Goal:
Please copy out exactly, and only, the lines between the line with "TypeScript and D3.js." and the line with "import * as d3", both included. Pictures are to be omitted.

--- start ---

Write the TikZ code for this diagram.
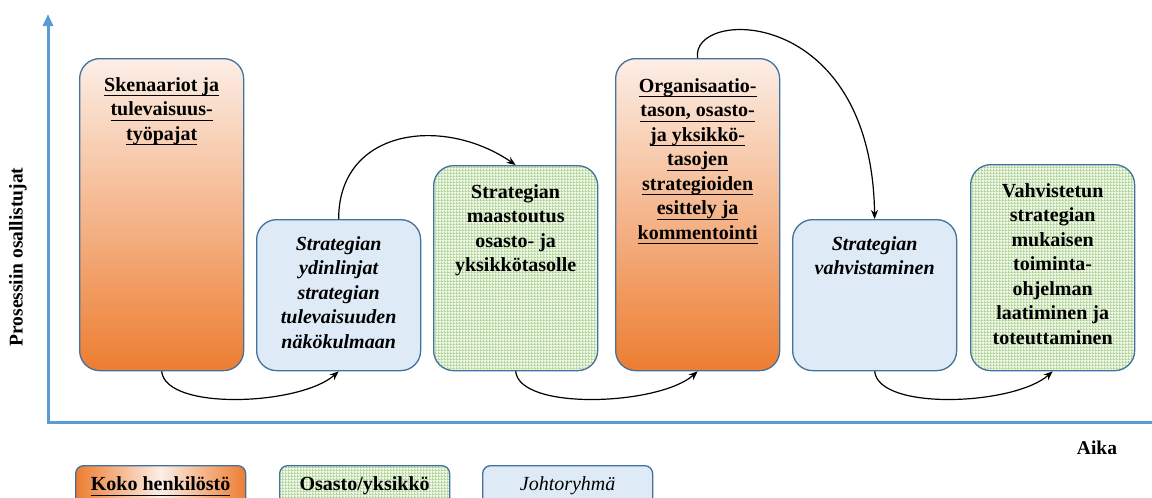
\documentclass[tikz,border=0pt]{standalone}
\usepackage{fontspec}
\setmainfont{Liberation Serif}
\usetikzlibrary{arrows.meta,patterns}

\definecolor{axisblue}{RGB}{91,155,213}
\definecolor{edgeblue}{RGB}{65,113,156}
\definecolor{paleblue}{RGB}{222,235,247}
\definecolor{orangedark}{RGB}{237,125,49}
\definecolor{orangelight}{RGB}{252,238,230}
\definecolor{palegreen}{RGB}{238,246,232}
\definecolor{gridgreen}{RGB}{178,214,152}

% fine green grid used for the unit-level stages
\pgfdeclarepatternformonly{finegrid}{\pgfpointorigin}{\pgfpoint{3pt}{3pt}}{\pgfpoint{3pt}{3pt}}{%
  \pgfpathrectangle{\pgfpointorigin}{\pgfpoint{3pt}{1.1pt}}%
  \pgfpathrectangle{\pgfpointorigin}{\pgfpoint{1.1pt}{3pt}}%
  \pgfusepath{fill}}

% underline at a fixed distance below the baseline
\newcommand{\ulx}[1]{\underline{\smash{#1}\rule[-3pt]{0pt}{17pt}}}

\tikzset{
  stagebox/.style={draw=edgeblue, line width=1.3pt, rounded corners=20pt,
    minimum width=164pt, inner sep=0pt, anchor=north west},
  orangebox/.style={stagebox, top color=orangelight, bottom color=orangedark},
  bluebox/.style={stagebox, fill=paleblue},
  gridfill/.style={preaction={fill=palegreen}, pattern=finegrid, pattern color=gridgreen},
  greenbox/.style={stagebox, gridfill},
  stagetext/.style={align=center, inner sep=0pt, anchor=north,
    font=\fontsize{20}{24.5}\selectfont\bfseries},
  flow/.style={draw=black, line width=1.2pt, -{Stealth[length=9pt,width=7pt]}},
  axis/.style={draw=axisblue, line width=3pt},
  keybox/.style={draw=edgeblue, line width=1.3pt, rounded corners=8pt,
    minimum width=170pt, minimum height=40pt, anchor=north west,
    text height=14pt, text depth=4pt, font=\fontsize{20}{24}\selectfont},
}

\begin{document}
\begin{tikzpicture}[x=1pt,y=-1pt]
\useasboundingbox (0,0) rectangle (1152,498);
\clip (0,0) rectangle (1152,498);

% axes
\coordinate (ytop) at (48,14);
\coordinate (origin) at (48,422);
\coordinate (xend) at (1152,422);
\draw[axis, {Triangle[length=12pt,width=10pt]}-] (ytop) -- (origin) -- (xend);
\node[font=\fontsize{19.5}{20}\selectfont\bfseries, rotate=90] (ylabel) at (18,257) {Prosessiin osallistujat};
\node[font=\fontsize{19.5}{20}\selectfont\bfseries] (xlabel) at (1097,448) {Aika};

% stages
\node[orangebox, minimum height=312pt] (s1) at (79,58) {};
\node[bluebox,   minimum height=151pt] (s2) at (256,219) {};
\node[greenbox,  minimum height=205pt] (s3) at (433,165) {};
\node[orangebox, minimum height=312pt] (s4) at (615,58) {};
\node[bluebox,   minimum height=151pt] (s5) at (792,219) {};
\node[greenbox,  minimum height=206pt] (s6) at (970,164) {};

\node[stagetext] (t1) at ([yshift=-19pt]s1.north) {\ulx{Skenaariot ja}\\\ulx{tulevaisuus-}\\\ulx{työpajat}};
\node[stagetext, font=\fontsize{20}{24.5}\selectfont\bfseries\itshape] (t2) at ([yshift=-17pt]s2.north)
  {Strategian\\ydinlinjat\\strategian\\tulevaisuuden\\näkökulmaan};
\node[stagetext] (t3) at ([yshift=-19pt]s3.north) {Strategian\\maastoutus\\osasto- ja\\yksikkötasolle};
\node[stagetext] (t4) at ([yshift=-20pt]s4.north)
  {\ulx{Organisaatio-}\\\ulx{tason, osasto-}\\\ulx{ja yksikkö-}\\\ulx{tasojen}\\\ulx{strategioiden}\\\ulx{esittely ja}\\\ulx{kommentointi}};
\node[stagetext, font=\fontsize{20}{24.5}\selectfont\bfseries\itshape] (t5) at ([yshift=-17pt]s5.north)
  {Strategian\\vahvistaminen};
\node[stagetext] (t6) at ([yshift=-19pt]s6.north)
  {Vahvistetun\\strategian\\mukaisen\\toiminta-\\ohjelman\\laatiminen ja\\toteuttaminen};

% connectors
\draw[flow] (s1.south) .. controls +(4,40) and +(-38,34) .. (s2.south);
\draw[flow] (s2.north) .. controls +(0,-90) and +(-73,-50) .. (s3.north);
\draw[flow] (s3.south) .. controls +(4,40) and +(-38,34) .. (s4.south);
\draw[flow] (s4.north) .. controls +(-8,-50) and +(-3,-215) .. (s5.north);
\draw[flow] (s5.south) .. controls +(4,40) and +(-38,34) .. (s6.south);

% legend
\node[keybox, left color=orangedark, right color=orangedark, middle color=orangelight] (k1) at (75,465)
  {\bfseries\ulx{Koko henkilöstö}};
\node[keybox, gridfill] (k2) at (279,465) {};
\node[font=\fontsize{20}{24}\selectfont\bfseries, text height=14pt, text depth=4pt] (k2t) at (k2.center) {Osasto/yksikkö};
\node[keybox, fill=paleblue] (k3) at (482,465) {\itshape Johtoryhmä};
\end{tikzpicture}
\end{document}
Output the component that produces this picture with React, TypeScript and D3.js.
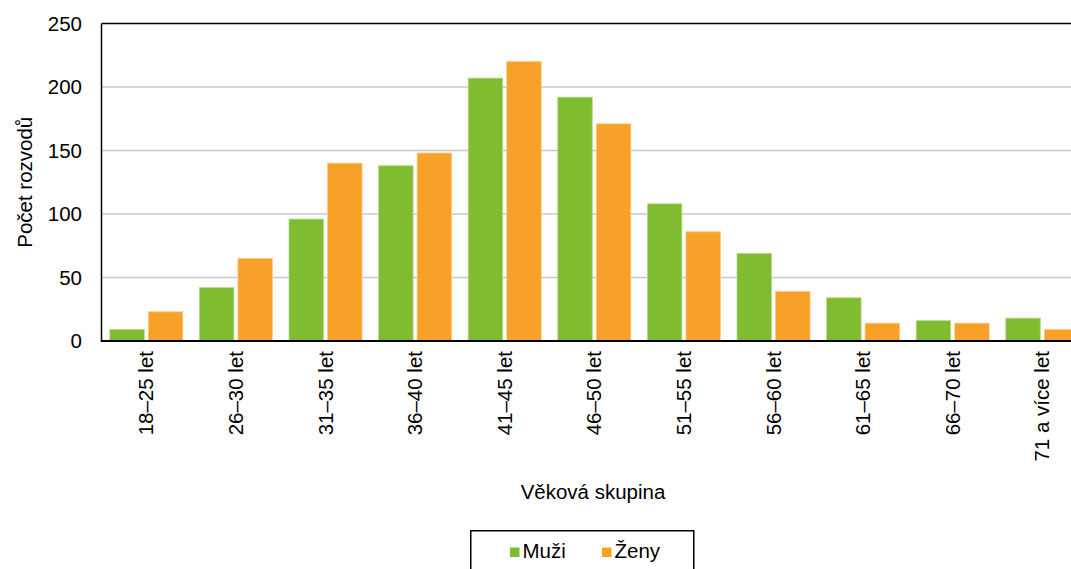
import { useEffect, useRef } from "react"
import * as d3 from "d3"

const categories = ["18–25 let", "26–30 let", "31–35 let", "36–40 let", "41–45 let", "46–50 let", "51–55 let", "56–60 let", "61–65 let", "66–70 let", "71 a více let"]
const muzi = [9, 42, 96, 138, 207, 192, 108, 69, 34, 16, 18]
const zeny = [23, 65, 140, 148, 220, 171, 86, 39, 14, 14, 9]
const seriesNames = ["Muži", "Ženy"]
const colors = ["#80bc2f", "#f8a128"]
const strokes = ["#b5da8a", "#fcc983"]
const yTicks = [0, 50, 100, 150, 200, 250]

const App = () => {
	const svgRef = useRef(null)

	useEffect(() => {
		const svg = d3.select(svgRef.current)
		svg.selectAll("*").remove()

		const width = 1071
		const height = 569
		const left = 101.5
		const top = 23.5
		const bottom = 341
		const bandW = 89.6
		const font = "'Liberation Sans', Arial, sans-serif"

		svg.attr("width", width).attr("height", height).style("display", "block")

		const x = d3.scaleBand().domain(categories).range([left, left + bandW * categories.length]).paddingInner(0).paddingOuter(0)
		const xs = d3.scaleBand().domain(seriesNames).range([0, bandW]).paddingInner(0.105).paddingOuter(0.215)
		const y = d3.scaleLinear().domain([0, 250]).range([bottom, top])

		// grid
		svg.append("g")
			.selectAll("line")
			.data(yTicks.filter(d => d > 0 && d < 250))
			.enter()
			.append("line")
			.attr("x1", left)
			.attr("x2", width)
			.attr("y1", d => y(d))
			.attr("y2", d => y(d))
			.attr("stroke", "#c8c8c8")
			.attr("stroke-width", 1.5)

		// bars
		const data = [muzi, zeny]
		data.forEach((vals, si) => {
			svg.append("g")
				.selectAll("rect")
				.data(vals)
				.enter()
				.append("rect")
				.attr("x", (d, i) => (x(categories[i]) as number) + (xs(seriesNames[si]) as number))
				.attr("y", d => y(d))
				.attr("width", xs.bandwidth())
				.attr("height", d => bottom - y(d))
				.attr("fill", colors[si])
				.attr("stroke", strokes[si])
				.attr("stroke-width", 0.8)
		})

		// frame
		svg.append("line").attr("x1", left).attr("x2", width).attr("y1", top).attr("y2", top).attr("stroke", "#000").attr("stroke-width", 1.5)
		svg.append("line").attr("x1", left).attr("x2", left).attr("y1", top).attr("y2", bottom).attr("stroke", "#000").attr("stroke-width", 1.5)
		svg.append("line").attr("x1", left - 0.75).attr("x2", width).attr("y1", bottom).attr("y2", bottom).attr("stroke", "#000").attr("stroke-width", 2.2)

		// y tick labels
		svg.append("g")
			.selectAll("text")
			.data(yTicks)
			.enter()
			.append("text")
			.attr("x", 82)
			.attr("y", d => y(d))
			.attr("dy", "0.35em")
			.attr("text-anchor", "end")
			.style("font-family", font)
			.style("font-size", "20.5px")
			.text(d => d)

		// x tick labels
		svg.append("g")
			.selectAll("text")
			.data(categories)
			.enter()
			.append("text")
			.attr("transform", d => "translate(" + ((x(d) as number) + bandW / 2) + "," + 351 + ") rotate(-90)")
			.attr("dy", "0.35em")
			.attr("text-anchor", "end")
			.style("font-family", font)
			.style("font-size", "20.5px")
			.text(d => d)

		// axis titles
		svg.append("text")
			.attr("transform", "translate(32," + (top + bottom) / 2 + ") rotate(-90)")
			.attr("text-anchor", "middle")
			.style("font-family", font)
			.style("font-size", "20.5px")
			.text("Počet rozvodů")

		svg.append("text")
			.attr("x", 593)
			.attr("y", 499)
			.attr("text-anchor", "middle")
			.style("font-family", font)
			.style("font-size", "20.5px")
			.text("Věková skupina")

		// legend
		svg.append("rect")
			.attr("x", 470.75)
			.attr("y", 530.75)
			.attr("width", 223)
			.attr("height", 60)
			.attr("fill", "none")
			.attr("stroke", "#000")
			.attr("stroke-width", 1.5)

		const legendX = [510, 602]
		seriesNames.forEach((name, i) => {
			svg.append("rect")
				.attr("x", legendX[i])
				.attr("y", 547.5)
				.attr("width", 9.5)
				.attr("height", 9.5)
				.attr("fill", colors[i])
			svg.append("text")
				.attr("x", legendX[i] + 12.5)
				.attr("y", 557.5)
				.style("font-family", font)
				.style("font-size", "20.5px")
				.text(name)
		})
	}, [])

	return <svg ref={svgRef} style={{ position: "absolute", left: 0, top: 0 }}></svg>
}

export default App
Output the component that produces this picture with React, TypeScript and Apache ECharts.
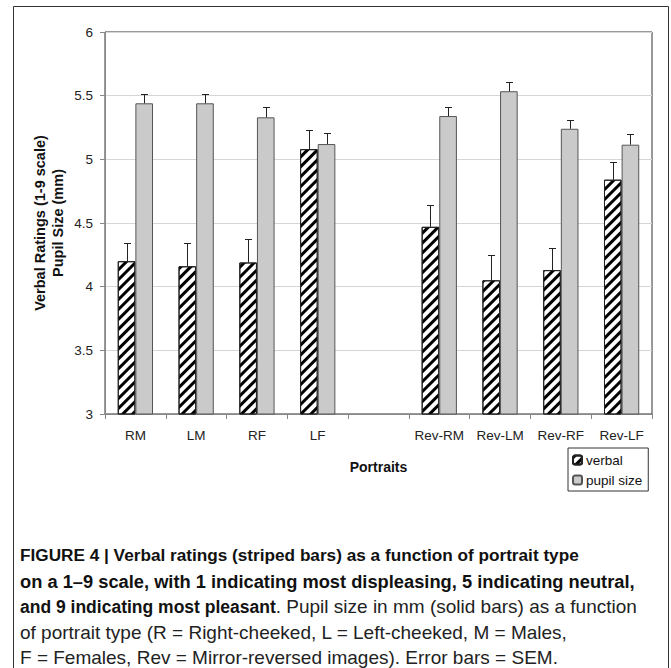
import React, { useEffect, useRef } from 'react';
import * as echarts from 'echarts';

const categories = ['RM', 'LM', 'RF', 'LF', '', 'Rev-RM', 'Rev-LM', 'Rev-RF', 'Rev-LF'];
const verbal = [4.2, 4.16, 4.19, 5.08, null, 4.47, 4.05, 4.13, 4.84];
const verbalErr = [0.146, 0.186, 0.183, 0.147, null, 0.17, 0.195, 0.17, 0.14];
const pupil = [5.44, 5.44, 5.33, 5.12, null, 5.34, 5.535, 5.24, 5.115];
const pupilErr = [0.075, 0.07, 0.08, 0.085, null, 0.07, 0.07, 0.07, 0.084];
const seriesNames = ['verbal', 'pupil size'];
const yAxisTitle = ['Verbal Ratings (1-9 scale)', 'Pupil Size (mm)'];
const xAxisTitle = 'Portraits';
const captionLines: any[] = [
  [{ t: 'FIGURE 4 | Verbal ratings (striped bars) as a function of portrait type', b: true }],
  [{ t: 'on a 1\u20139 scale, with 1 indicating most displeasing, 5 indicating neutral,', b: true }],
  [{ t: 'and 9 indicating most pleasant', b: true }, { t: '. Pupil size in mm (solid bars) as a function', b: false }],
  [{ t: 'of portrait type (R = Right-cheeked, L = Left-cheeked, M = Males,', b: false }],
  [{ t: 'F = Females, Rev = Mirror-reversed images). Error bars = SEM.', b: false }],
];

const FONT = 'Liberation Sans, Arial, Helvetica, sans-serif';
const GAP = 0.42;

function errSeries(vals: any[], errs: any[], side: number) {
  const data = vals
    .map((v, i) => (v == null ? null : [i, v, errs[i]]))
    .filter((d) => d !== null);
  return {
    type: 'custom',
    z: 5,
    silent: true,
    data,
    encode: { x: 0, y: 1 },
    renderItem: (params: any, api: any) => {
      const i = api.value(0);
      const v = api.value(1);
      const e = api.value(2);
      const band = api.size([1, 0])[0];
      const off = ((band * (1 - GAP)) / 4) * side;
      const base = api.coord([i, v]);
      const top = api.coord([i, v + e]);
      const x = Math.round(base[0] + off) + 0.5;
      const yt = Math.round(top[1]) + 0.5;
      return {
        type: 'group',
        children: [
          { type: 'line', shape: { x1: x, y1: base[1], x2: x, y2: yt }, style: { stroke: '#222', lineWidth: 1 } },
          { type: 'line', shape: { x1: x - 3.5, y1: yt, x2: x + 3.5, y2: yt }, style: { stroke: '#222', lineWidth: 1 } },
        ],
      };
    },
  };
}

export default function App() {
  const ref = useRef<HTMLDivElement>(null);
  useEffect(() => {
    document.body.style.margin = '0';
    const chart = echarts.init(ref.current as HTMLDivElement, undefined, { renderer: 'svg' });
    const captionY = [555, 581, 606.5, 632, 657.5];
    const boldSizes = [17.2, 18.3, 17.5, 17.5, 17.5];
    const NS = 19;
    const captionGraphics = captionLines.map((line, li) => {
      const rich: any = {
        b: { fontWeight: 'bold', fontSize: boldSizes[li], fontFamily: FONT, fill: '#111', height: 20 },
        n: { fontWeight: 'normal', fontSize: NS, fontFamily: FONT, fill: '#222', height: 20 },
      };
      const text = line.map((s: any) => `{${s.b ? 'b' : 'n'}|${s.t}}`).join('');
      return {
        type: 'text',
        x: 20,
        y: captionY[li],
        style: { text, rich, fontSize: boldSizes[li], fontFamily: FONT, verticalAlign: 'middle', align: 'left' },
      };
    });
    chart.setOption({
      animation: false,
      textStyle: { fontFamily: FONT },
      grid: { left: 105, top: 32, right: 19, bottom: 254, show: true, borderColor: '#333', borderWidth: 1 },
      legend: {
        data: seriesNames,
        orient: 'vertical',
        left: 568,
        top: 448,
        width: 80,
        padding: [5, 6, 4, 4],
        itemGap: 6,
        itemWidth: 9,
        itemHeight: 9,
        borderColor: '#333',
        borderWidth: 1,
        backgroundColor: '#fff',
        textStyle: { fontSize: 13.5, color: '#111', fontFamily: FONT, padding: [0, 0, 0, -1] },
      },
      xAxis: {
        type: 'category',
        data: categories,
        name: xAxisTitle,
        nameLocation: 'middle',
        nameGap: 46,
        nameTextStyle: { fontWeight: 'bold', fontSize: 14, color: '#111' },
        axisLine: { lineStyle: { color: '#888', width: 1 } },
        axisTick: { show: true, length: 5, lineStyle: { color: '#888' } },
        axisLabel: { fontSize: 13.5, color: '#222', margin: 14, interval: 0 },
      },
      yAxis: {
        type: 'value',
        min: 3,
        max: 6,
        interval: 0.5,
        axisLine: { show: true, lineStyle: { color: '#888', width: 1 } },
        axisTick: { show: true, length: 5, lineStyle: { color: '#888' } },
        axisLabel: { fontSize: 13.5, color: '#222', margin: 12 },
        splitLine: { show: true, lineStyle: { color: '#d6d6d6', width: 1 } },
      },
      series: [
        {
          name: seriesNames[0],
          type: 'bar',
          data: verbal,
          itemStyle: {
            color: '#fff',
            borderColor: '#222',
            borderWidth: 1,
            decal: {
              symbol: 'rect',
              symbolSize: 1,
              color: '#000',
              dashArrayX: [1, 0],
              dashArrayY: [3, 4],
              rotation: -Math.PI / 4,
            },
          },
        },
        {
          name: seriesNames[1],
          type: 'bar',
          data: pupil,
          barGap: '0%',
          barCategoryGap: `${GAP * 100}%`,
          itemStyle: { color: '#cacaca', borderColor: '#555', borderWidth: 1 },
        },
        errSeries(verbal, verbalErr, -1),
        errSeries(pupil, pupilErr, 1),
      ],
      graphic: [
        {
          type: 'rect',
          shape: { x: 13.5, y: 6.5, width: 655, height: 670 },
          style: { fill: 'none', stroke: '#333', lineWidth: 1 },
          silent: true,
          z: -10,
        },
        {
          type: 'text',
          x: 49,
          y: 223,
          rotation: Math.PI / 2,
          style: {
            text: yAxisTitle.join('\n'),
            fontSize: 14.5,
            fontWeight: 'bold',
            fontFamily: FONT,
            fill: '#111',
            align: 'center',
            verticalAlign: 'middle',
            lineHeight: 18,
          },
        },
        ...captionGraphics,
      ],
    });
    return () => chart.dispose();
  }, []);
  return <div ref={ref} style={{ width: 671, height: 668 }} />;
}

--- end ---

Exercise output:
Output the component that produces this picture with React, TypeScript and D3.js.
import { useEffect, useRef } from "react"
import * as d3 from "d3"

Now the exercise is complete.